Malgré ce découpage, Bellocchio et ses scénaristes ont réussi à garder une dynamique de progression dans l’intrigue, si bien que chaque chapitre nous rapproche inexorablement de l’issue[1]. L’atout essentiel de cette prouesse d’écriture est qu’elle offre au spectateur de très nombreuses clés de compréhension de la tragédie qui se joue, tout en dotant les personnages d’une réelle profondeur. Ainsi les tiraillements du pape Paul VI, interprété par un Toni Servillo impeccable, et les arcanes de la diplomatie vaticane sont montrés dans toute leur complexité. Ami de Moro et prêt à négocier avec ses ravisseurs, le pape est finalement contraint de ne réclamer qu’une libération « sans condition », rejoignant ainsi la ligne de fermeté du gouvernement.
Appliquant la maxime de Jean Renoir, « tout le monde a ses raisons », Marco Bellocchio se garde de juger ses personnages. Ni le ministre de l’intérieur Cossiga, ni le pape ne sont donc caricaturés. En revanche, le cinéaste s’autorise une forme de férocité à l’égard des membres de la DC, mais sans jamais verser dans l’ironie facile. De même, il porte un regard implacable sur les Brigades rouges et sur leur errance stratégique. Tous les personnages vivent une forme de déchirement intime, que Bellocchio réussit à traduire magistralement. Quant à Aldo Moro, Bellocchio en fait un personnage bouleversant.
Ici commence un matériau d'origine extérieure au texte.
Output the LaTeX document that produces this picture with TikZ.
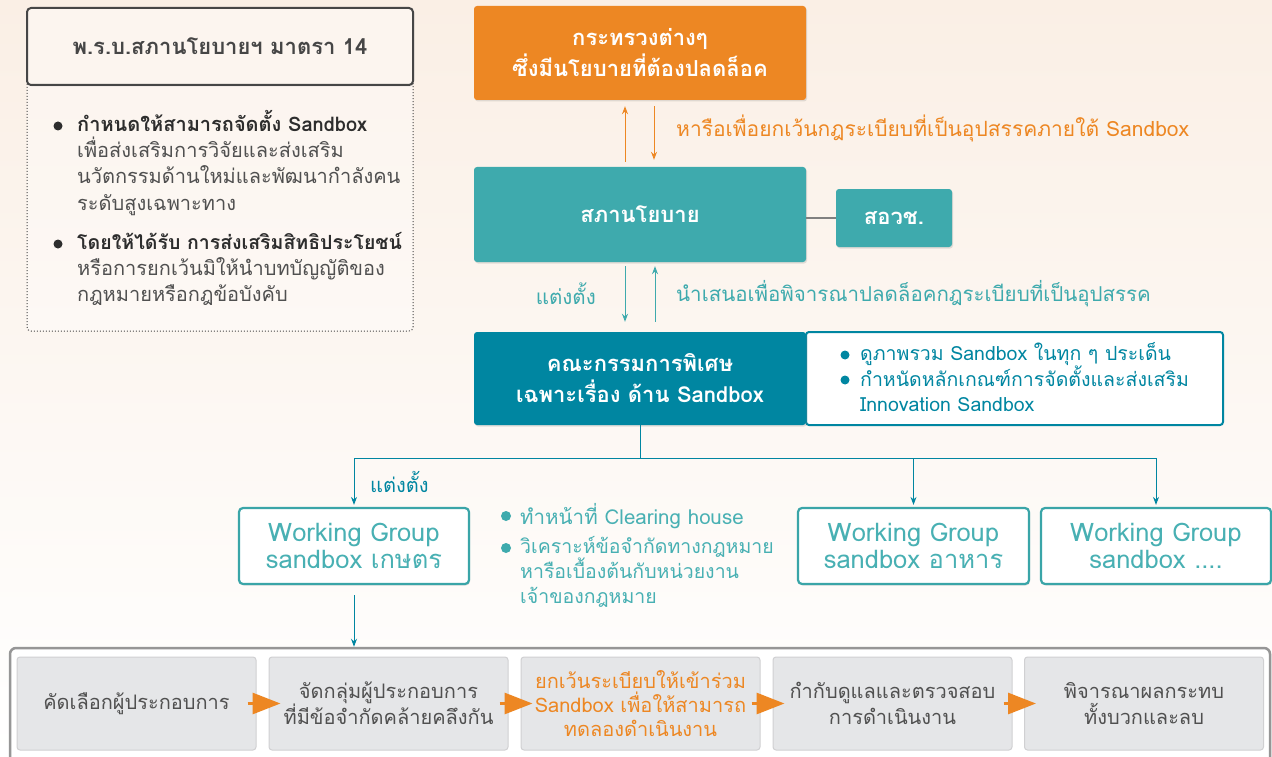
\documentclass[tikz,border=0pt]{standalone}
\usepackage{fontspec}
\setmainfont{Loma}[Script=Thai]
\usetikzlibrary{arrows.meta,shadows}
\definecolor{bgtop}{RGB}{250,239,229}
\definecolor{cOrange}{RGB}{237,135,35}
\definecolor{cTeal}{RGB}{62,170,173}
\definecolor{cTealTxt}{RGB}{72,176,179}
\definecolor{cDark}{RGB}{0,134,161}
\definecolor{cWG}{RGB}{58,165,168}
\definecolor{cText}{RGB}{80,80,80}
\definecolor{cHead}{RGB}{70,70,70}
\definecolor{cBold}{RGB}{45,45,45}
\definecolor{cStep}{RGB}{229,230,232}
\definecolor{cStepLine}{RGB}{208,208,210}
\definecolor{cFrame}{RGB}{150,150,150}
\begin{document}
\begin{tikzpicture}[x=1pt,y=-1pt,
  shadowed/.style={drop shadow={opacity=0.22,shadow xshift=1pt,shadow yshift=-1.5pt}},
  solidbox/.style={rounded corners=3pt,text=white,align=center,inner sep=0pt,
    font=\bfseries\fontsize{22}{31}\selectfont,shadowed},
  wgbox/.style={rounded corners=4pt,draw=cWG,line width=2.2pt,fill=white,text=cTealTxt,
    align=center,inner sep=0pt,minimum width=230pt,minimum height=76pt,
    font=\fontsize{25.5}{27}\selectfont,shadowed},
  stepbox/.style={rounded corners=3pt,draw=cStepLine,line width=1pt,fill=cStep,text=cText,
    align=center,inner sep=0pt,minimum width=239pt,minimum height=93pt,
    font=\fontsize{20}{26}\selectfont},
  body/.style={inner sep=0pt,align=left,anchor=north west,font=\fontsize{20}{26.3}\selectfont},
  oarrow/.style={cOrange,line width=1pt,-{Stealth[length=8pt,width=6pt]}},
  tarrow/.style={cTeal,line width=1pt,-{Stealth[length=8pt,width=6pt]}},
  darrow/.style={cDark,line width=1pt,-{Stealth[length=8pt,width=6pt]}},
  steparrow/.style={cOrange,line width=3pt,-{Triangle[length=28pt,width=21pt]}},
]
\clip (0,0) rectangle (1272,757);
\shade[top color=bgtop,bottom color=white] (0,0) rectangle (1272,757);

% ---------- left panel ----------
\draw[cHead,dotted,line width=1pt,rounded corners=4pt,fill=white,fill opacity=0.35] (27,50) rectangle (413,331);
\node[draw=cHead,line width=2pt,rounded corners=4pt,fill=bgtop!60!white,minimum width=386pt,minimum height=77pt,
  inner sep=0pt,text=cHead,font=\bfseries\fontsize{22}{26}\selectfont,shadowed] (law) at (220,46.5)
  {พ.ร.บ.สภานโยบายฯ มาตรา 14};
\fill[cBold] (58,126) circle (4.5pt);
\fill[cBold] (58,244) circle (4.5pt);
\node[body,text=cText] (lb1) at (77,110)
  {\textbf{\color{cBold}กำหนดให้สามารถจัดตั้ง Sandbox}\\เพื่อส่งเสริมการวิจัยและส่งเสริม\\นวัตกรรมด้านใหม่และพัฒนากำลังคน\\ระดับสูงเฉพาะทาง};
\node[body,text=cText] (lb2) at (77,232)
  {\textbf{\color{cBold}\fontsize{19.5}{26.3}\selectfont โดยให้ได้รับ การส่งเสริมสิทธิประโยชน์}\\หรือการยกเว้นมิให้นำบทบัญญัติของ\\กฎหมายหรือกฎข้อบังคับ};

% ---------- top column ----------
\node[solidbox,fill=cOrange,minimum width=332pt,minimum height=94pt] (min) at (640,53)
  {กระทรวงต่างๆ\\ซึ่งมีนโยบายที่ต้องปลดล็อค};
\node[solidbox,fill=cTeal,minimum width=332pt,minimum height=95pt] (council) at (640,214.5) {สภานโยบาย};
\node[solidbox,fill=cTeal,minimum width=116pt,minimum height=58pt] (ocs) at (894,218) {สอวช.};
\draw[gray,line width=2pt] (ocs.west) -- (ocs.west -| council.east);

\draw[oarrow] ([xshift=-15pt,yshift=5pt]council.north) -- ([xshift=-15pt,yshift=-6pt]min.south);
\draw[oarrow] ([xshift=14pt,yshift=-6pt]min.south) -- ([xshift=14pt,yshift=7pt]council.north);
\node[inner sep=0pt,anchor=west,text=cOrange,font=\fontsize{21}{25}\selectfont] (lblA) at (676,128)
  {หารือเพื่อยกเว้นกฎระเบียบที่เป็นอุปสรรคภายใต้ Sandbox};

% right info box then dark box
\node[draw=cDark,line width=2pt,rounded corners=3pt,fill=white,minimum width=417pt,minimum height=93pt,inner sep=0pt] (info) at (1014.5,378.5) {};
\node[solidbox,fill=cDark,minimum width=332pt,minimum height=93pt] (board) at (640,378.5)
  {คณะกรรมการพิเศษ\\เฉพาะเรื่อง ด้าน Sandbox};
\fill[cDark] (845,355) circle (4.5pt);
\fill[cDark] (845,380) circle (4.5pt);
\node[body,text=cDark,font=\fontsize{19.5}{25}\selectfont] (infotxt) at (860,342)
  {ดูภาพรวม Sandbox ในทุก ๆ ประเด็น\\กำหนัดหลักเกณฑ์การจัดตั้งและส่งเสริม\\Innovation Sandbox};

\draw[tarrow] ([xshift=-15pt,yshift=-4pt]council.south) -- ([xshift=-15pt,yshift=10pt]board.north);
\draw[tarrow] ([xshift=15pt,yshift=10pt]board.north) -- ([xshift=15pt,yshift=-4pt]council.south);
\node[inner sep=0pt,anchor=east,text=cTeal,font=\fontsize{20.5}{24}\selectfont] (lblB) at (596,294) {แต่งตั้ง};
\node[inner sep=0pt,anchor=west,text=cTeal,font=\fontsize{20.5}{24}\selectfont] (lblC) at (676,294)
  {นำเสนอเพื่อพิจารณาปลดล็อคกฎระเบียบที่เป็นอุปสรรค};

% ---------- working groups ----------
\node[wgbox] (wg1) at (354,546) {Working Group\\sandbox เกษตร};
\node[wgbox,minimum width=231pt] (wg2) at (913.5,546) {Working Group\\sandbox อาหาร};
\node[wgbox] (wg3) at (1156,546) {Working Group\\sandbox ....};

\coordinate (j) at (640,458);
\draw[cDark,line width=1pt] (board.south) -- (board.south |- j);
\draw[cDark,line width=1pt] (wg1.north |- j) -- (wg3.north |- j);
\draw[darrow] (wg1.north |- j) -- ([yshift=2pt]wg1.north);
\draw[darrow] (wg2.north |- j) -- ([yshift=2pt]wg2.north);
\draw[darrow] (wg3.north |- j) -- ([yshift=2pt]wg3.north);
\node[inner sep=0pt,anchor=west,text=cDark,font=\fontsize{20}{24}\selectfont] (lblD) at (370,482) {แต่งตั้ง};

\fill[cTeal] (506,516) circle (5pt);
\fill[cTeal] (506,548) circle (5pt);
\node[body,text=cTealTxt,font=\fontsize{20.5}{26}\selectfont] (wgt1) at (520,503) {ทำหน้าที่ Clearing house};
\node[body,text=cTealTxt,font=\fontsize{19.5}{24.5}\selectfont] (wgt2) at (520,536)
  {วิเคราะห์ข้อจำกัดทางกฎหมาย\\หารือเบื้องต้นกับหน่วยงาน\\เจ้าของกฎหมาย};

% ---------- bottom process ----------
\node[draw=cFrame,line width=2.5pt,rounded corners=6pt,fill=white,minimum width=1260pt,minimum height=124pt,inner sep=0pt] (frame) at (640,710) {};
\draw[darrow] ([yshift=-10pt]wg1.south) -- (frame.north -| wg1.south);

\node[stepbox] (s1) at (136.5,703.5) {คัดเลือกผู้ประกอบการ};
\node[stepbox] (s2) at (388.5,703.5) {จัดกลุ่มผู้ประกอบการ\\ที่มีข้อจำกัดคล้ายคลึงกัน};
\node[stepbox,text=cOrange,font=\fontsize{20}{24}\selectfont] (s3) at (640.5,703.5) {ยกเว้นระเบียบให้เข้าร่วม\\Sandbox เพื่อให้สามารถ\\ทดลองดำเนินงาน};
\node[stepbox] (s4) at (892.5,703.5) {กำกับดูแลและตรวจสอบ\\การดำเนินงาน};
\node[stepbox] (s5) at (1144,703.5) {พิจารณาผลกระทบ\\ทั้งบวกและลบ};

\draw[steparrow] ([xshift=-9pt]s1.east) -- ([xshift=12pt]s2.west);
\draw[steparrow] ([xshift=-9pt]s2.east) -- ([xshift=12pt]s3.west);
\draw[steparrow] ([xshift=-9pt]s3.east) -- ([xshift=12pt]s4.west);
\draw[steparrow] ([xshift=-9pt]s4.east) -- ([xshift=12pt]s5.west);
\end{tikzpicture}
\end{document}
L’acteur Fabrizio Gifuni lui donne une douceur et une nonchalance qui masquent un stratège politique hors pair dans le premier chapitre. Puis dans l’épilogue, c’est un homme brisé, meurtri par le doute mais s’accrochant malgré tout à la foi. Le temps d’une brève séquence onirique, le cinéaste l’imagine effectuant le chemin de croix au Vatican. Moro porte une lourde croix de bois, suivi par les membres de la Démocratie Chrétienne, solennels et froids. Au bout d’un moment, ils marquent le pas et le laissent s’avancer seul. Sublime métaphore de l’abandon de Moro par ses amis politiques.
Chemin faisant, Esterno Notte brosse un très fin portrait des mécaniques de la politique italienne de l’époque, de ses rapports de forces et de ses subtilités stratégiques. Après l’épilogue, on comprend que la Démocratie Chrétienne comme les Brigades rouges sont condamnées à un inexorable déclin.
[1] Le dénouement est connu mais le cinéaste parvient malgré tout à créer une vraie tension. Deux séquences imaginant un Moro libéré renforcent la dimension tragique de la conclusion.